• Data excerpt
####
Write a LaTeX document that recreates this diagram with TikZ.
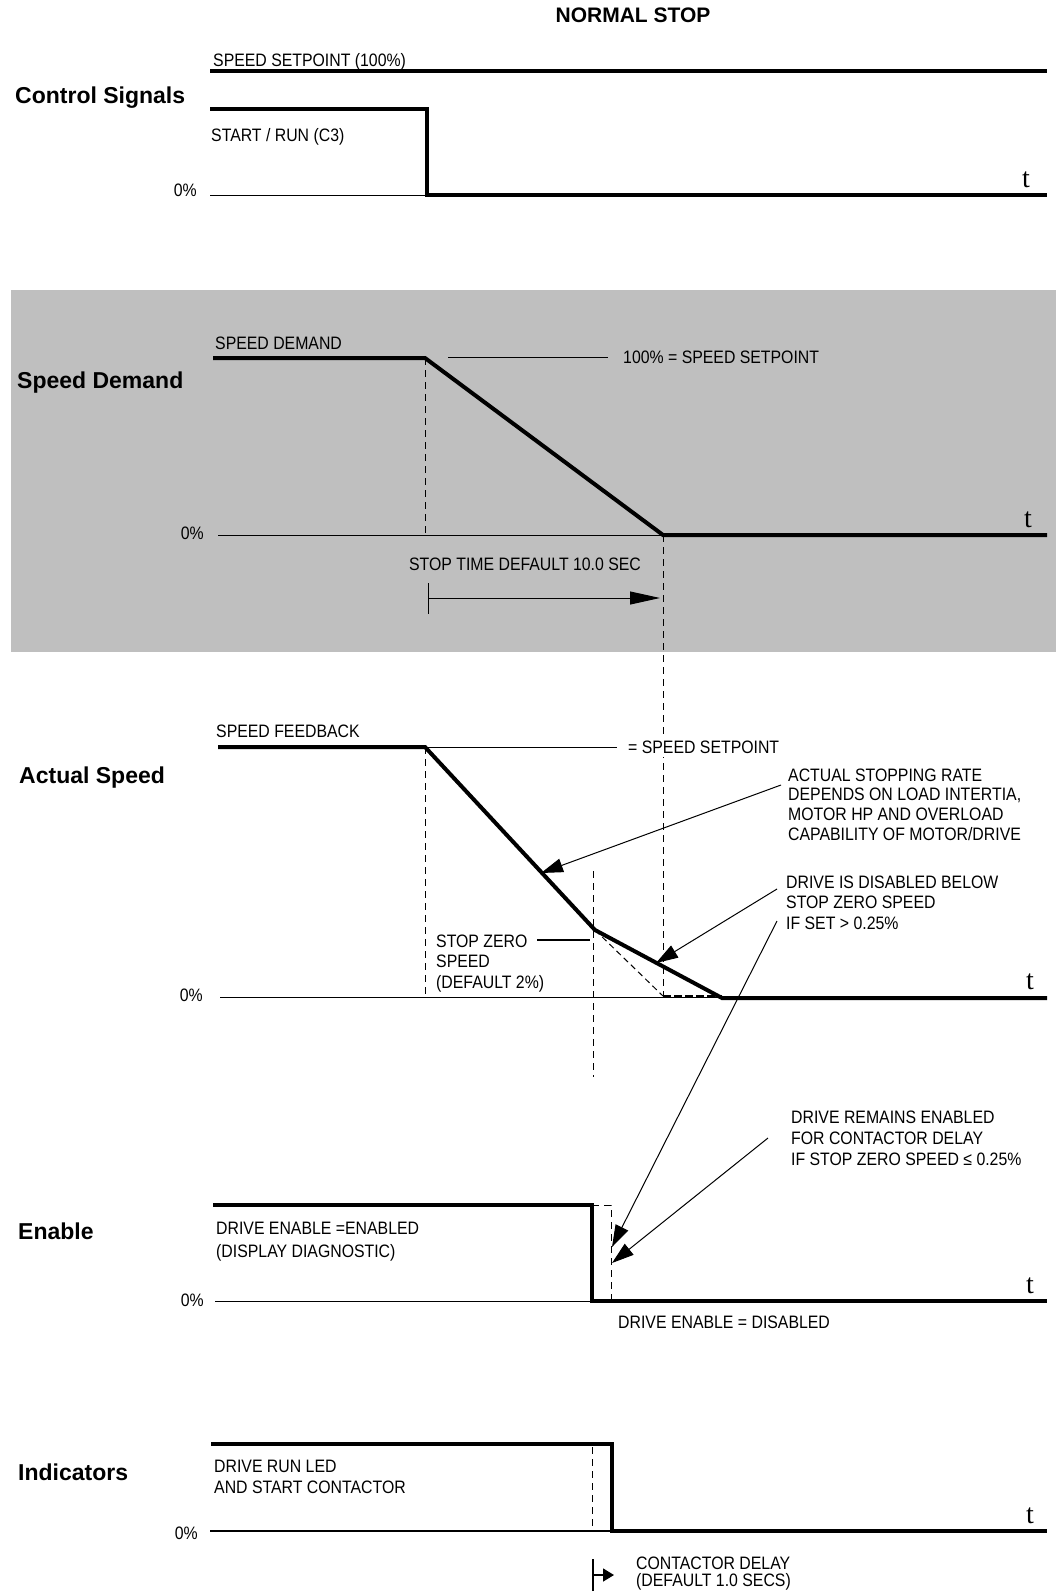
\documentclass[tikz,border=0pt]{standalone}
\usepackage{fontspec}
\setmainfont{Liberation Sans}[FakeStretch=0.88]
\newfontfamily\headfont{Liberation Sans}
\newfontfamily\tfont{Liberation Serif}
\usetikzlibrary{arrows.meta,positioning,calc}

\begin{document}
\begin{tikzpicture}[x=1pt, y=-1pt,
    lbl/.style={anchor=north west, inner sep=0pt, align=left, font=\fontsize{18}{20.5}\selectfont},
    head/.style={anchor=base west, inner sep=0pt, font=\headfont\bfseries\fontsize{23}{26}\selectfont},
    zero/.style={anchor=north east, inner sep=0pt, font=\fontsize{18}{20}\selectfont},
    tlbl/.style={anchor=base, inner sep=0pt, font=\tfont\fontsize{28}{30}\selectfont},
    sig/.style={line width=4pt, line join=miter},
    zeroline/.style={line width=1pt},
    guide/.style={line width=1pt, dash pattern=on 7pt off 5pt},
    ptr/.style={line width=1pt, -{Triangle[length=22pt, width=14pt]}}
]
\useasboundingbox (0,0) rectangle (1056,1593);

% Shaded band
\fill[black!25] (11,290) rectangle (1056,652);

% Title
\node[anchor=base, inner sep=0pt, font=\headfont\bfseries\fontsize{21}{24}\selectfont] (title) at (633,22) {NORMAL STOP};

% Control signals
\node[head] (hctrl) at (15,103) {Control Signals};
\node[lbl] (setpt) at (213,53) {SPEED SETPOINT (100\%)};
\node[lbl] (run) at (211,128.5) {START / RUN (C3)};
\node[zero] (z1) at (197,183.5) {0\%};
\node[tlbl] (t1) at (1026,187) {t};
\draw[sig] (210,71) -- (1047,71);
\draw[zeroline] (210,195) -- (427,195);
\draw[sig] (210,109) -- (427,109) -- (427,195) -- (1047,195);

% Speed demand
\node[head] (hdem) at (17,388) {Speed Demand};
\node[lbl] (dem) at (215,337) {SPEED DEMAND};
\node[lbl] (dem100) at (623,350.5) {100\% = SPEED SETPOINT};
\node[zero] (z2) at (204,526.5) {0\%};
\node[tlbl] (t2) at (1028,527.5) {t};
\coordinate (demA) at (425,358);
\coordinate (demB) at (663,535);
\draw[zeroline] (218,535) -- (demB);
\draw[zeroline] (448,357) -- (608,357);
\draw[guide] (demA) -- (425,535);
\draw[guide] (demB) -- (663,996);
\draw[sig] (213,358) -- (demA) -- (demB) -- (1047,535);
\node[lbl, anchor=north] (stoptime) at (525,557.5) {STOP TIME DEFAULT 10.0 SEC};
\coordinate (stopA) at (428,598);
\coordinate (stopB) at (660,598);
\draw[line width=1pt, {Bar[width=31pt]}-{Triangle[length=30pt, width=13pt]}] (stopA) -- (stopB);

% Actual speed
\node[head] (hact) at (19,783) {Actual Speed};
\node[lbl] (fb) at (216,724.5) {SPEED FEEDBACK};
\node[zero] (z3) at (203,988.5) {0\%};
\node[tlbl] (t3) at (1030,989) {t};
\coordinate (fbA) at (425,747);
\coordinate (fbKnee) at (595,930);
\coordinate (fbB) at (722,998);
\draw[zeroline] (fbA) -- (617,747);
\draw[zeroline] (220,997) -- (723,997);
\draw[guide] (fbA) -- (425,996);
\draw[guide] (593,871) -- (593,1077);
\draw[line width=1pt, dash pattern=on 6pt off 4pt] (fbKnee) -- (663,996);
\draw[line width=2pt, dash pattern=on 8pt off 3pt] (663,996) -- (722,996);
\draw[sig] (218,747) -- (fbA) -- (fbKnee) -- (fbB) -- (1047,998);
\node[lbl, fill=white, inner sep=4pt] (fbset) at (624,736.5) {= SPEED SETPOINT};
\node[lbl] (szs) at (436,934.5) {STOP ZERO\\SPEED\\(DEFAULT 2\%)};
\draw[line width=2pt] (537,940) -- (590,940);
\node[lbl, font=\fontsize{18}{19.7}\selectfont] (rate) at (788,768.5) {ACTUAL STOPPING RATE\\DEPENDS ON LOAD INTERTIA,\\MOTOR HP AND OVERLOAD\\CAPABILITY OF MOTOR/DRIVE};
\node[lbl] (dis) at (786,875.5) {DRIVE IS DISABLED BELOW\\STOP ZERO SPEED\\IF SET > 0.25\%};
\coordinate (rateFrom) at (781,785);
\coordinate (rateTip) at (541,873);
\coordinate (disFrom) at (777,889);
\coordinate (disTip) at (656,963);
\draw[ptr] (rateFrom) -- (rateTip);
\draw[ptr] (disFrom) -- (disTip);

% Enable
\node[head] (hen) at (18,1239) {Enable};
\node[lbl, font=\fontsize{18}{23}\selectfont] (en) at (216,1221.5) {DRIVE ENABLE =ENABLED\\(DISPLAY DIAGNOSTIC)};
\node[lbl] (endis) at (618,1315.5) {DRIVE ENABLE = DISABLED};
\node[lbl, font=\fontsize{18}{21}\selectfont] (remain) at (791,1110.5) {DRIVE REMAINS ENABLED\\FOR CONTACTOR DELAY\\IF STOP ZERO SPEED ≤ 0.25\%};
\node[zero] (z4) at (204,1293.5) {0\%};
\node[tlbl] (t4) at (1030,1293) {t};
\draw[zeroline] (215,1301) -- (592,1301);
\draw[guide] (592,1205) -- (611,1205) -- (611,1301);
\draw[sig] (213,1205) -- (592,1205) -- (592,1301) -- (1047,1301);
\coordinate (offFrom) at (777,921);
\coordinate (offTip) at (612,1247);
\coordinate (remFrom) at (768,1138);
\coordinate (remTip) at (612,1263);
\draw[ptr] (offFrom) -- (offTip);
\draw[ptr] (remFrom) -- (remTip);

% Indicators
\node[head] (hind) at (18,1480) {Indicators};
\node[lbl, font=\fontsize{18}{21}\selectfont] (led) at (214,1459.5) {DRIVE RUN LED\\AND START CONTACTOR};
\node[zero] (z5) at (198,1526.5) {0\%};
\node[tlbl] (t5) at (1030,1523) {t};
\draw[line width=1.4pt] (210,1531) -- (612,1531);
\draw[guide] (592,1447) -- (592,1530);
\draw[sig] (211,1444) -- (612,1444) -- (612,1531) -- (1047,1531);
\coordinate (cdA) at (592,1575);
\coordinate (cdB) at (614,1575);
\draw[line width=1.5pt, {Bar[width=32pt]}-{Triangle[length=11pt, width=13pt]}] (cdA) -- (cdB);
\node[lbl, font=\fontsize{18}{17}\selectfont] (cd) at (636,1557) {CONTACTOR DELAY\\(DEFAULT 1.0 SECS)};

\end{tikzpicture}
\end{document}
####
• Task statement
Reproduce every line of the material precisely, omitting its pictures.

• Solution to this problem
Write a LaTeX document that recreates this diagram with TikZ.
\documentclass[tikz,border=0pt]{standalone}
\usepackage{fontspec}
\setmainfont{Liberation Sans}[FakeStretch=0.88]
\newfontfamily\headfont{Liberation Sans}
\newfontfamily\tfont{Liberation Serif}
\usetikzlibrary{arrows.meta,positioning,calc}

\begin{document}
\begin{tikzpicture}[x=1pt, y=-1pt,
    lbl/.style={anchor=north west, inner sep=0pt, align=left, font=\fontsize{18}{20.5}\selectfont},
    head/.style={anchor=base west, inner sep=0pt, font=\headfont\bfseries\fontsize{23}{26}\selectfont},
    zero/.style={anchor=north east, inner sep=0pt, font=\fontsize{18}{20}\selectfont},
    tlbl/.style={anchor=base, inner sep=0pt, font=\tfont\fontsize{28}{30}\selectfont},
    sig/.style={line width=4pt, line join=miter},
    zeroline/.style={line width=1pt},
    guide/.style={line width=1pt, dash pattern=on 7pt off 5pt},
    ptr/.style={line width=1pt, -{Triangle[length=22pt, width=14pt]}}
]
\useasboundingbox (0,0) rectangle (1056,1593);

% Shaded band
\fill[black!25] (11,290) rectangle (1056,652);

% Title
\node[anchor=base, inner sep=0pt, font=\headfont\bfseries\fontsize{21}{24}\selectfont] (title) at (633,22) {NORMAL STOP};

% Control signals
\node[head] (hctrl) at (15,103) {Control Signals};
\node[lbl] (setpt) at (213,53) {SPEED SETPOINT (100\%)};
\node[lbl] (run) at (211,128.5) {START / RUN (C3)};
\node[zero] (z1) at (197,183.5) {0\%};
\node[tlbl] (t1) at (1026,187) {t};
\draw[sig] (210,71) -- (1047,71);
\draw[zeroline] (210,195) -- (427,195);
\draw[sig] (210,109) -- (427,109) -- (427,195) -- (1047,195);

% Speed demand
\node[head] (hdem) at (17,388) {Speed Demand};
\node[lbl] (dem) at (215,337) {SPEED DEMAND};
\node[lbl] (dem100) at (623,350.5) {100\% = SPEED SETPOINT};
\node[zero] (z2) at (204,526.5) {0\%};
\node[tlbl] (t2) at (1028,527.5) {t};
\coordinate (demA) at (425,358);
\coordinate (demB) at (663,535);
\draw[zeroline] (218,535) -- (demB);
\draw[zeroline] (448,357) -- (608,357);
\draw[guide] (demA) -- (425,535);
\draw[guide] (demB) -- (663,996);
\draw[sig] (213,358) -- (demA) -- (demB) -- (1047,535);
\node[lbl, anchor=north] (stoptime) at (525,557.5) {STOP TIME DEFAULT 10.0 SEC};
\coordinate (stopA) at (428,598);
\coordinate (stopB) at (660,598);
\draw[line width=1pt, {Bar[width=31pt]}-{Triangle[length=30pt, width=13pt]}] (stopA) -- (stopB);

% Actual speed
\node[head] (hact) at (19,783) {Actual Speed};
\node[lbl] (fb) at (216,724.5) {SPEED FEEDBACK};
\node[zero] (z3) at (203,988.5) {0\%};
\node[tlbl] (t3) at (1030,989) {t};
\coordinate (fbA) at (425,747);
\coordinate (fbKnee) at (595,930);
\coordinate (fbB) at (722,998);
\draw[zeroline] (fbA) -- (617,747);
\draw[zeroline] (220,997) -- (723,997);
\draw[guide] (fbA) -- (425,996);
\draw[guide] (593,871) -- (593,1077);
\draw[line width=1pt, dash pattern=on 6pt off 4pt] (fbKnee) -- (663,996);
\draw[line width=2pt, dash pattern=on 8pt off 3pt] (663,996) -- (722,996);
\draw[sig] (218,747) -- (fbA) -- (fbKnee) -- (fbB) -- (1047,998);
\node[lbl, fill=white, inner sep=4pt] (fbset) at (624,736.5) {= SPEED SETPOINT};
\node[lbl] (szs) at (436,934.5) {STOP ZERO\\SPEED\\(DEFAULT 2\%)};
\draw[line width=2pt] (537,940) -- (590,940);
\node[lbl, font=\fontsize{18}{19.7}\selectfont] (rate) at (788,768.5) {ACTUAL STOPPING RATE\\DEPENDS ON LOAD INTERTIA,\\MOTOR HP AND OVERLOAD\\CAPABILITY OF MOTOR/DRIVE};
\node[lbl] (dis) at (786,875.5) {DRIVE IS DISABLED BELOW\\STOP ZERO SPEED\\IF SET > 0.25\%};
\coordinate (rateFrom) at (781,785);
\coordinate (rateTip) at (541,873);
\coordinate (disFrom) at (777,889);
\coordinate (disTip) at (656,963);
\draw[ptr] (rateFrom) -- (rateTip);
\draw[ptr] (disFrom) -- (disTip);

% Enable
\node[head] (hen) at (18,1239) {Enable};
\node[lbl, font=\fontsize{18}{23}\selectfont] (en) at (216,1221.5) {DRIVE ENABLE =ENABLED\\(DISPLAY DIAGNOSTIC)};
\node[lbl] (endis) at (618,1315.5) {DRIVE ENABLE = DISABLED};
\node[lbl, font=\fontsize{18}{21}\selectfont] (remain) at (791,1110.5) {DRIVE REMAINS ENABLED\\FOR CONTACTOR DELAY\\IF STOP ZERO SPEED ≤ 0.25\%};
\node[zero] (z4) at (204,1293.5) {0\%};
\node[tlbl] (t4) at (1030,1293) {t};
\draw[zeroline] (215,1301) -- (592,1301);
\draw[guide] (592,1205) -- (611,1205) -- (611,1301);
\draw[sig] (213,1205) -- (592,1205) -- (592,1301) -- (1047,1301);
\coordinate (offFrom) at (777,921);
\coordinate (offTip) at (612,1247);
\coordinate (remFrom) at (768,1138);
\coordinate (remTip) at (612,1263);
\draw[ptr] (offFrom) -- (offTip);
\draw[ptr] (remFrom) -- (remTip);

% Indicators
\node[head] (hind) at (18,1480) {Indicators};
\node[lbl, font=\fontsize{18}{21}\selectfont] (led) at (214,1459.5) {DRIVE RUN LED\\AND START CONTACTOR};
\node[zero] (z5) at (198,1526.5) {0\%};
\node[tlbl] (t5) at (1030,1523) {t};
\draw[line width=1.4pt] (210,1531) -- (612,1531);
\draw[guide] (592,1447) -- (592,1530);
\draw[sig] (211,1444) -- (612,1444) -- (612,1531) -- (1047,1531);
\coordinate (cdA) at (592,1575);
\coordinate (cdB) at (614,1575);
\draw[line width=1.5pt, {Bar[width=32pt]}-{Triangle[length=11pt, width=13pt]}] (cdA) -- (cdB);
\node[lbl, font=\fontsize{18}{17}\selectfont] (cd) at (636,1557) {CONTACTOR DELAY\\(DEFAULT 1.0 SECS)};

\end{tikzpicture}
\end{document}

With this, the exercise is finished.